In the current study, VN connectivity at the pons level with the cerebellum was higher in patients than in healthy adults, at a threshold of 30 in the contralateral hemisphere. Studies have reported that the unaffected hemisphere is associated with neuroplasticity in patients with brain injury [37,38,39]. In 2010, Kwak et al. demonstrated changes in the corticospinal tract in the unaffected hemisphere in stroke patients using DTI [37]. In 2013, Yeo et al. reported increased fiber volumes of the corticoreticular pathway in the unaffected hemisphere related to the recovery of motor function in stroke patients [38]. In 2016, Jang et al. demonstrated changes in the corticospinal tract in the unaffected hemisphere according to the severity of the corticospinal tract injury in stroke patients [39]. These studies suggest that the change in the neural pathway in the unaffected hemisphere can be regarded as neuroplasticity; therefore, the phenomenon of changes in the unaffected hemisphere can be regarded as a compensation for damage in the affected hemisphere [37,38,39]. The results of the current study are consistent with those of previous studies. Thus, greater connectivity with the cerebellum in patients than in healthy adults can be regarded as induced neuroplasticity.

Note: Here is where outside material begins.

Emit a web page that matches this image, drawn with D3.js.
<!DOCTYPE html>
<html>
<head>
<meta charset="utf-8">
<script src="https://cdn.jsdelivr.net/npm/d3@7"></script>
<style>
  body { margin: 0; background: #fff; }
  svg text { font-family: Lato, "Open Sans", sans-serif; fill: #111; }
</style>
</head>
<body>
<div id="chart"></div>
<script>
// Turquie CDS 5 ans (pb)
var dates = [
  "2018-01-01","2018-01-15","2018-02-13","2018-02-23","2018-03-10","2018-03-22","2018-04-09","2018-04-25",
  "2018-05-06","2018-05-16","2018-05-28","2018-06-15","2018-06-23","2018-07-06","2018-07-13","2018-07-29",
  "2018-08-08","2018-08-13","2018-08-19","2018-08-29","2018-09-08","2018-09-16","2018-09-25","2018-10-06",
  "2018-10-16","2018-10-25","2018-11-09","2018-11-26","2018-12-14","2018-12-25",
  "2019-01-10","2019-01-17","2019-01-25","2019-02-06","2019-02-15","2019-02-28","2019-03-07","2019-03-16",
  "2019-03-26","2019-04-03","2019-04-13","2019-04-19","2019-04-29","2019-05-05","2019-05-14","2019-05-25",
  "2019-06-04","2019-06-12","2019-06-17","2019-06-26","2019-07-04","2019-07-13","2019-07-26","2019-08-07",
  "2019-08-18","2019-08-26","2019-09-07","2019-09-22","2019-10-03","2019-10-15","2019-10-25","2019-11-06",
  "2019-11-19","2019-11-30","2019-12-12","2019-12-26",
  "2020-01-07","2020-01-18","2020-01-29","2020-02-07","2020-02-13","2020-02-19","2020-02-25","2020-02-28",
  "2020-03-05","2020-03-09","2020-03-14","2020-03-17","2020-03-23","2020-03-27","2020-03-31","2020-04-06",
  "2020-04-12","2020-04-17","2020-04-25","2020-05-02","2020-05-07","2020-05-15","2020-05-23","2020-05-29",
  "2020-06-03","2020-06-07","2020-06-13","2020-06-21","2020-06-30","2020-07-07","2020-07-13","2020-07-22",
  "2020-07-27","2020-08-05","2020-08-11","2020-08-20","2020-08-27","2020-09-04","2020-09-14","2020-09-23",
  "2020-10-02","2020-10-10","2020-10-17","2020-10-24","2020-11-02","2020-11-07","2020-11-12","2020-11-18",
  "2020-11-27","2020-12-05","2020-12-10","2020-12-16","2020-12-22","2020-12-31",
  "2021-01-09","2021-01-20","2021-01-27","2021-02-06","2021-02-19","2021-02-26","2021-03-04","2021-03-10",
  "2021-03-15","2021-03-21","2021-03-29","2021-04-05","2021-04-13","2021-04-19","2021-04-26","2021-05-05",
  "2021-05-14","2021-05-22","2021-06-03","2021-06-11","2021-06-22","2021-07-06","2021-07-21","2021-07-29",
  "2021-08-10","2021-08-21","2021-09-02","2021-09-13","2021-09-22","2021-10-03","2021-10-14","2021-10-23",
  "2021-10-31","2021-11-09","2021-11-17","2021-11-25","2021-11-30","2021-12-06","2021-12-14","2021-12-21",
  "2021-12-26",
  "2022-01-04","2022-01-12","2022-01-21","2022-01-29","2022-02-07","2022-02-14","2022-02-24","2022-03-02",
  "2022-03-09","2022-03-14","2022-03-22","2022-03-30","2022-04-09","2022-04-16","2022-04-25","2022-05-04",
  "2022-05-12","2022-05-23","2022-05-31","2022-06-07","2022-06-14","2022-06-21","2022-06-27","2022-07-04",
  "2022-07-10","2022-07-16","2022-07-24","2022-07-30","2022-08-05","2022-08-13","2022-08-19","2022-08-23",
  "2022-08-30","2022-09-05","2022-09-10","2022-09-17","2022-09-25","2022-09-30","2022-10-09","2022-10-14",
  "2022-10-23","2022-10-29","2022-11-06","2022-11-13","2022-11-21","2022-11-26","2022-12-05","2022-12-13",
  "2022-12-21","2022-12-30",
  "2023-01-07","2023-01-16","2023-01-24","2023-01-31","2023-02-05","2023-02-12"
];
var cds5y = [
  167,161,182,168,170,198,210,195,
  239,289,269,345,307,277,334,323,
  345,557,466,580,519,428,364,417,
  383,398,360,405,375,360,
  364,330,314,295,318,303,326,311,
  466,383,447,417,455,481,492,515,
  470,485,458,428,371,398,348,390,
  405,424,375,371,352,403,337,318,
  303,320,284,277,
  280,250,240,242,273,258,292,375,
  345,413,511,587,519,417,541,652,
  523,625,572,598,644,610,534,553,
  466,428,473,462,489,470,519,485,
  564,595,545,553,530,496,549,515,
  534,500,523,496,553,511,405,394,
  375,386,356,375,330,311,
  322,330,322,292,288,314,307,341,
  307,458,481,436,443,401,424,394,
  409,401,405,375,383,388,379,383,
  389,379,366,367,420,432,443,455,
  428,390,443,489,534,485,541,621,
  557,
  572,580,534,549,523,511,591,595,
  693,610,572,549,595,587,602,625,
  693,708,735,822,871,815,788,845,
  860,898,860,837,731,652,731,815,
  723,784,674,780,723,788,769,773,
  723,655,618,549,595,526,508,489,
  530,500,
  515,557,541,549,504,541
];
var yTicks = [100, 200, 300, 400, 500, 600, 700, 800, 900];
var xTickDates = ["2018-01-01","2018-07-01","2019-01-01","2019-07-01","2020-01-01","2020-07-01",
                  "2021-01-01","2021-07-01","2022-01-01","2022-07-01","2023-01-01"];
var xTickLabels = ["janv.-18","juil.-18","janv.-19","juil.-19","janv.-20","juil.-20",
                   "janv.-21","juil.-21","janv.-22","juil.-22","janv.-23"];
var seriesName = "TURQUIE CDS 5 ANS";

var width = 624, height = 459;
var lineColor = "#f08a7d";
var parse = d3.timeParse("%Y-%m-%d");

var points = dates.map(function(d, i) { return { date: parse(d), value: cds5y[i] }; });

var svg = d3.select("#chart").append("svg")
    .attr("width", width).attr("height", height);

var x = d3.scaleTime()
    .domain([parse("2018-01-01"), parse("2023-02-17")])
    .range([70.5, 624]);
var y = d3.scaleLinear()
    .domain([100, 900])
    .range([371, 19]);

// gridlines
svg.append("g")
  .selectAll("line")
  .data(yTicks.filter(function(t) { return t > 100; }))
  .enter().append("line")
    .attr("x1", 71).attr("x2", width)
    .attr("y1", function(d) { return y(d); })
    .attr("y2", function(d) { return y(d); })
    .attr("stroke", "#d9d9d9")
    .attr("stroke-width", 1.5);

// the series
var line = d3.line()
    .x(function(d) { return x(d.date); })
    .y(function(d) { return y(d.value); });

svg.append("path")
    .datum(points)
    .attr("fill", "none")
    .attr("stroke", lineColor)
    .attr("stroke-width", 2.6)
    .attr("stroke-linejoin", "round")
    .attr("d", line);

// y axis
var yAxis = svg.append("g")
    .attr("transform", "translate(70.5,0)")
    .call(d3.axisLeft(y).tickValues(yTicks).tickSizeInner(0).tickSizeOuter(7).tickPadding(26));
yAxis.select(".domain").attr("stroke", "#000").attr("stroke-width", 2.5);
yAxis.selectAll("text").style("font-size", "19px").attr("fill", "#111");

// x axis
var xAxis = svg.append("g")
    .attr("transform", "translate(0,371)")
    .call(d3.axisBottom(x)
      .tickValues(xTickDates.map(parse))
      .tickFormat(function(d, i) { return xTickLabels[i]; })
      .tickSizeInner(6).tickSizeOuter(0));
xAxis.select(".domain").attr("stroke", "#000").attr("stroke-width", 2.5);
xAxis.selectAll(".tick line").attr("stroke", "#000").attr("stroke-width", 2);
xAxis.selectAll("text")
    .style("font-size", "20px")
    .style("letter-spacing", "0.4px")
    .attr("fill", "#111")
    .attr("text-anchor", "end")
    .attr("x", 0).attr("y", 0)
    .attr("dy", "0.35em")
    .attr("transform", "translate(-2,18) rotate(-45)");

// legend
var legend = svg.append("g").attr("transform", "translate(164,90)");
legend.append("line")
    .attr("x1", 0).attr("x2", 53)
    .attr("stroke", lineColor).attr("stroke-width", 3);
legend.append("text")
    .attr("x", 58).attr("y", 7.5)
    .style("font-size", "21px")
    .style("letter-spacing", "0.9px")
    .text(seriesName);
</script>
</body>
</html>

The present study has a few limitations. First, it is limited by its small sample size. Second, we only investigated the vestibular projection pathway connectivity in patients with cerebellar injury without clinical evaluation. Third, because DTT cannot discern the direction, the afferent and efferent fibers could not be divided between the VN and target brain regions. Fourth, DTI analysis is operator-dependent; because of fiber complexity and the crossing fiber effect, it may underestimate the fiber tracts. Therefore, to overcome these limitations, in-depth studies as well as studies regarding the clinical application of our results in patients with cerebellar injury are encouraged.

Conclusion

We investigated the differences in the connectivity of the vestibular projection pathway after cerebellar injury using DTI tractography. We found that cerebellar injury seems to be associated with decreased vestibular projection pathway connectivity, especially in the ipsilateral thalamus, PIVC, and contralateral parietal lobe. Therefore, evaluating the vestibular pathway using DTT in patients with cerebellar injury might be useful for clinical evaluation.